Lehman lessons: 401(k) pain
The investment bank's demise wreaked havoc on 401(k) accounts last year. Gerri Willis explains what the crisis means for retirement savings going forward.
NEW YORK (CNN) -- Just one year ago, the world's financial sector was plunged into chaos and panic as Lehman Brothers -- one of the biggest investment banks -- collapsed. Consumers learned some hard lessons, including how to cope with substantial 401(k) losses.
A long term proposition. Jumping in and out of the market is a recipe for disaster.
In 2008, the average balance was down 28.3%, according to Hewitt Associates. And, only 11% of employees were able to break even or have moderate gains in their portfolios last year.
So far in 2009, the average balance is up 12%.

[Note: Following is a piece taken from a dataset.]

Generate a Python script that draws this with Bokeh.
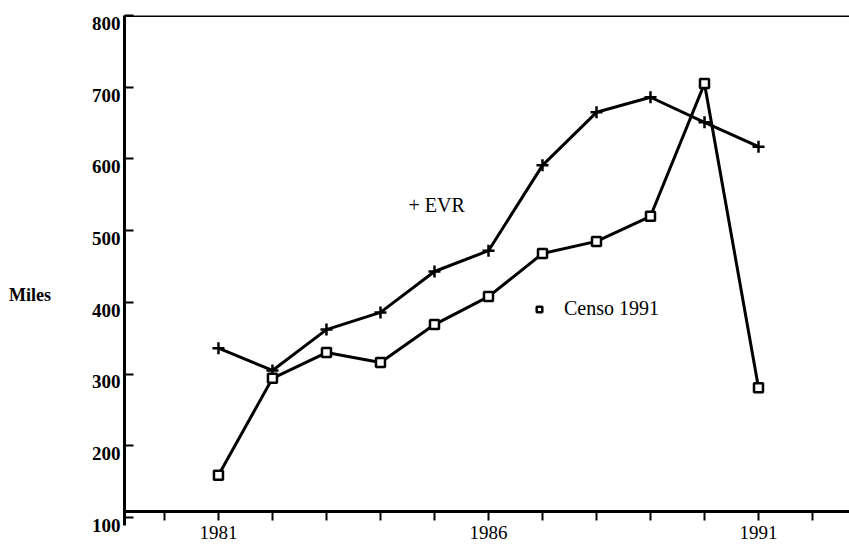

Put differently, the average balance went from $69,200 in 2007 to $50,200 by the end of 2008, according to Fidelity Investments. Right now, the average 401(k) balance is $53,900.
No place to hide. There is really no safe haven in investing. Asset allocation is important, but it only would have tempered losses.
Let's take a look at what type of mutual funds lost the most in 2008.
Domestic stock funds were down 39% according to Morningstar. International stock funds were down 46% and bond funds were down 8%.
Even target-date funds with a retirement date of 2010, which is the most conservative allocation, were down 22%.
But since the stock market hit bottom on March 9th of this year, many of these funds have rebounded.
Large cap stock funds are up 56%, international stock funds are up 72% and bond funds are up 14%.
Understand risk. The reason this crisis was so pervasive is that everything we thought was safe and secure was suddenly in question.
Fannie Mae (FNM, Fortune 500) and Freddie Mac (FRE, Fortune 500) bonds, which highly rated financial products, suddenly looked not-so-safe.
Money market mutual funds were touted as solid investments, suddenly they were "breaking the buck" -- forcing the government to intervene and prop up the market.
The bottom line is that you have to understand the kind of risk you take when you invest your money.